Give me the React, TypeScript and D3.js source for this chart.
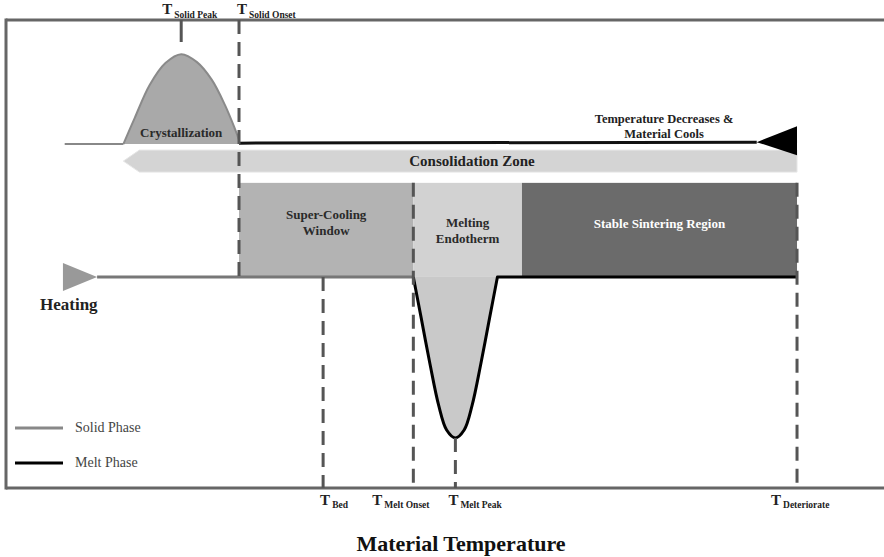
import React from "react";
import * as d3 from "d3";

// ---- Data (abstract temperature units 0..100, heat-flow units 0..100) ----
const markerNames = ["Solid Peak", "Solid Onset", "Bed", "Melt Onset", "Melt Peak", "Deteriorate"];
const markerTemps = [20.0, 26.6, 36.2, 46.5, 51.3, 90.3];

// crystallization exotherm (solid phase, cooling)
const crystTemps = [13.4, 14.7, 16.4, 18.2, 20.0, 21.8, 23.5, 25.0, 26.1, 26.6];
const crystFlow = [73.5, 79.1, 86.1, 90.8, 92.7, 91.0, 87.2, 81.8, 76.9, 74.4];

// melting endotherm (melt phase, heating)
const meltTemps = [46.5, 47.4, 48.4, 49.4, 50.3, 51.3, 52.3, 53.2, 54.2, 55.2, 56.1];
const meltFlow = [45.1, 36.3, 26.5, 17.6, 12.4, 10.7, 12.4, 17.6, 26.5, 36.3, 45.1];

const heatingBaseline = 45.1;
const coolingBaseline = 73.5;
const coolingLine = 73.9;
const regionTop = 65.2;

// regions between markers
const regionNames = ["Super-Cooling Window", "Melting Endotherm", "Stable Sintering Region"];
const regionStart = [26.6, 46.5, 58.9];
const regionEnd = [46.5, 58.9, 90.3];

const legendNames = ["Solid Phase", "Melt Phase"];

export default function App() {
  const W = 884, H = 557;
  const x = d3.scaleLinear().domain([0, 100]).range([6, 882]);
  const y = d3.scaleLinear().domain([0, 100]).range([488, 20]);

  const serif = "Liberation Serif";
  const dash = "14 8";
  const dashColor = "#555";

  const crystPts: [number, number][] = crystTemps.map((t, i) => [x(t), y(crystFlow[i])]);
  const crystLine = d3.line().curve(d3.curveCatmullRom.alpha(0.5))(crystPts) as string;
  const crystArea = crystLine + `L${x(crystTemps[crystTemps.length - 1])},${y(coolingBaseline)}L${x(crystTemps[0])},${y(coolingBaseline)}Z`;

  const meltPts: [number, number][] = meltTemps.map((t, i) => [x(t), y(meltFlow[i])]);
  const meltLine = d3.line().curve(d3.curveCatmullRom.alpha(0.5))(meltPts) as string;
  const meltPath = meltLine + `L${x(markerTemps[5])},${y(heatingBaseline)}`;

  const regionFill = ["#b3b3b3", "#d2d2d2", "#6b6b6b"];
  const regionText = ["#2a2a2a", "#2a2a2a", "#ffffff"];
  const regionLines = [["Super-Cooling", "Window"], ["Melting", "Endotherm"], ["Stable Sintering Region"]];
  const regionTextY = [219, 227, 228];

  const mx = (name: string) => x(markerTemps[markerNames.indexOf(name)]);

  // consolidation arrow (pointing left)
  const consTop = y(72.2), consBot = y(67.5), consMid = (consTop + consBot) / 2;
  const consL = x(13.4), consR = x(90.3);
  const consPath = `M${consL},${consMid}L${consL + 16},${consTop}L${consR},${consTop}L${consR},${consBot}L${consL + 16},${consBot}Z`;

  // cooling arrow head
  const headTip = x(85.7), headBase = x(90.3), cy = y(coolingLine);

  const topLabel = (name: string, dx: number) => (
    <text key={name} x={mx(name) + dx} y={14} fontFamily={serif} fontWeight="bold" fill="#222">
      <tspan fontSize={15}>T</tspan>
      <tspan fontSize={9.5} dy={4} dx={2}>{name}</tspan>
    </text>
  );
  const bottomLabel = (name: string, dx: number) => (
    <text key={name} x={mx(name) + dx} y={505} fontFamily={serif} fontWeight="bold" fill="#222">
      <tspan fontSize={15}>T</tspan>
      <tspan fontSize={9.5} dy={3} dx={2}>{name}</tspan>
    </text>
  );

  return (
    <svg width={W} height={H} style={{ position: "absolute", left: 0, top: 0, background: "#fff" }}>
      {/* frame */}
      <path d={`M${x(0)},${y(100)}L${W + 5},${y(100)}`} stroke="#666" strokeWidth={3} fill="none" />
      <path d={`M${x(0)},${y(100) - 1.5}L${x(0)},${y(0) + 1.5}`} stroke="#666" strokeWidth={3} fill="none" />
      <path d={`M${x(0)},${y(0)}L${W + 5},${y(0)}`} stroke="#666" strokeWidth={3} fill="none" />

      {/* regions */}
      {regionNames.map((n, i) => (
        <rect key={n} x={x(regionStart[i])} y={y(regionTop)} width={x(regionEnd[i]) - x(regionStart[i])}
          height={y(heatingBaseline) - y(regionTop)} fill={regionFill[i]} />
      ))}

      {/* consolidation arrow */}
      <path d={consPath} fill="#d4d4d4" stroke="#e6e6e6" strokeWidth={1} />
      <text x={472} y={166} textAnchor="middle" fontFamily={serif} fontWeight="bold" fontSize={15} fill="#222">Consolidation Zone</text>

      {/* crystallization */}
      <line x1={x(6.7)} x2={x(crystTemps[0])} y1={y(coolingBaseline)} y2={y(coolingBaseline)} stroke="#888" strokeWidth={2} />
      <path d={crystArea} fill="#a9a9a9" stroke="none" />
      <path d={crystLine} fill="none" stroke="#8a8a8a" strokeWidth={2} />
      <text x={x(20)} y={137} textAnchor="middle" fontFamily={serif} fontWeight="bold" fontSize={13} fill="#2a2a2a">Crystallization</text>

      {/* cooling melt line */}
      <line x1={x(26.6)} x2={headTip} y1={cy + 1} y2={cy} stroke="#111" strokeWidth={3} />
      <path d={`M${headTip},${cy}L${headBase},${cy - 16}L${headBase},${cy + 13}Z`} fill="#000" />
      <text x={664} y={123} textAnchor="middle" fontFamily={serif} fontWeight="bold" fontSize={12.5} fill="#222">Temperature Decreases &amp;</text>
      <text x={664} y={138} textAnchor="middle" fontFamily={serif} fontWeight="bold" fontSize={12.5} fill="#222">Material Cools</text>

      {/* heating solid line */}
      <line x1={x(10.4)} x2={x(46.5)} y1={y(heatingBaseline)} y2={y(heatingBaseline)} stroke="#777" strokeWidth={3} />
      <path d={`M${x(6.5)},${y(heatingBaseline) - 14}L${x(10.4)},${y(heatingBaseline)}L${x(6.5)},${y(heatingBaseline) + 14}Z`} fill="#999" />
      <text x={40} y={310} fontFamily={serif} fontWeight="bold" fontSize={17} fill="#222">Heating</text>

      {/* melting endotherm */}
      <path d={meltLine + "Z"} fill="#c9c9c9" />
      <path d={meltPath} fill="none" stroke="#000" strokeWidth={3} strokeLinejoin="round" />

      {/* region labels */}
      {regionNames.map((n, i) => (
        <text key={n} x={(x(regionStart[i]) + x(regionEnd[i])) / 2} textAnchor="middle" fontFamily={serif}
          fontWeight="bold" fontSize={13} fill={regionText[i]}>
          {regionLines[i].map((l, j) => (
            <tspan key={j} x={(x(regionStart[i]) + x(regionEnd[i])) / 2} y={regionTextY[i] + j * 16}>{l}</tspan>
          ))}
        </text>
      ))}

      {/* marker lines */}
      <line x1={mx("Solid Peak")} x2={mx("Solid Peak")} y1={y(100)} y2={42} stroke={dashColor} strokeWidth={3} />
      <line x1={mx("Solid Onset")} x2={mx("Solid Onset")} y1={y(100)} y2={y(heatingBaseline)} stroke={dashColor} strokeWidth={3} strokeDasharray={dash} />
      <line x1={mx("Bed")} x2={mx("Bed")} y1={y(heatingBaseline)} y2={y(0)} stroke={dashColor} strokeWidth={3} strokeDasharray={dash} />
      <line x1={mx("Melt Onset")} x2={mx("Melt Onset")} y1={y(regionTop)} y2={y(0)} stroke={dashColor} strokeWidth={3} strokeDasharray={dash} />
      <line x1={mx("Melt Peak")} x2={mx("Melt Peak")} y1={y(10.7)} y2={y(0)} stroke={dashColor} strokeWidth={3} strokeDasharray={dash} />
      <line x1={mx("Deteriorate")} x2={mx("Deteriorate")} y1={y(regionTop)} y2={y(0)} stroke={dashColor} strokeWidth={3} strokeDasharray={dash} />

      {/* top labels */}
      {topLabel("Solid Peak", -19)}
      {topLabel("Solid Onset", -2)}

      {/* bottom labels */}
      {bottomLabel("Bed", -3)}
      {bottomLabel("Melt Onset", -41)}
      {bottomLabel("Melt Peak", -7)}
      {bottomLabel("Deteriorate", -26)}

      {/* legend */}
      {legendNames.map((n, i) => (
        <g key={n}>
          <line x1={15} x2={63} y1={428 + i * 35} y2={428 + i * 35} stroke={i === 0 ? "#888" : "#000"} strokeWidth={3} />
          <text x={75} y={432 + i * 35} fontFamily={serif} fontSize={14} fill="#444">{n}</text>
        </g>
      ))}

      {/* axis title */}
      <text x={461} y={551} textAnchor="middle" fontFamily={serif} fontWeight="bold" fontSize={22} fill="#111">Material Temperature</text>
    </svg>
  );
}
_ _ _ _ _
From the first line above down to the line with "const crystArea = crystLine", reproduce every line and no others, omitting pictures.

# Solution for this task
Give me the React, TypeScript and D3.js source for this chart.
import React from "react";
import * as d3 from "d3";

// ---- Data (abstract temperature units 0..100, heat-flow units 0..100) ----
const markerNames = ["Solid Peak", "Solid Onset", "Bed", "Melt Onset", "Melt Peak", "Deteriorate"];
const markerTemps = [20.0, 26.6, 36.2, 46.5, 51.3, 90.3];

// crystallization exotherm (solid phase, cooling)
const crystTemps = [13.4, 14.7, 16.4, 18.2, 20.0, 21.8, 23.5, 25.0, 26.1, 26.6];
const crystFlow = [73.5, 79.1, 86.1, 90.8, 92.7, 91.0, 87.2, 81.8, 76.9, 74.4];

// melting endotherm (melt phase, heating)
const meltTemps = [46.5, 47.4, 48.4, 49.4, 50.3, 51.3, 52.3, 53.2, 54.2, 55.2, 56.1];
const meltFlow = [45.1, 36.3, 26.5, 17.6, 12.4, 10.7, 12.4, 17.6, 26.5, 36.3, 45.1];

const heatingBaseline = 45.1;
const coolingBaseline = 73.5;
const coolingLine = 73.9;
const regionTop = 65.2;

// regions between markers
const regionNames = ["Super-Cooling Window", "Melting Endotherm", "Stable Sintering Region"];
const regionStart = [26.6, 46.5, 58.9];
const regionEnd = [46.5, 58.9, 90.3];

const legendNames = ["Solid Phase", "Melt Phase"];

export default function App() {
  const W = 884, H = 557;
  const x = d3.scaleLinear().domain([0, 100]).range([6, 882]);
  const y = d3.scaleLinear().domain([0, 100]).range([488, 20]);

  const serif = "Liberation Serif";
  const dash = "14 8";
  const dashColor = "#555";

  const crystPts: [number, number][] = crystTemps.map((t, i) => [x(t), y(crystFlow[i])]);
  const crystLine = d3.line().curve(d3.curveCatmullRom.alpha(0.5))(crystPts) as string;
  const crystArea = crystLine + `L${x(crystTemps[crystTemps.length - 1])},${y(coolingBaseline)}L${x(crystTemps[0])},${y(coolingBaseline)}Z`;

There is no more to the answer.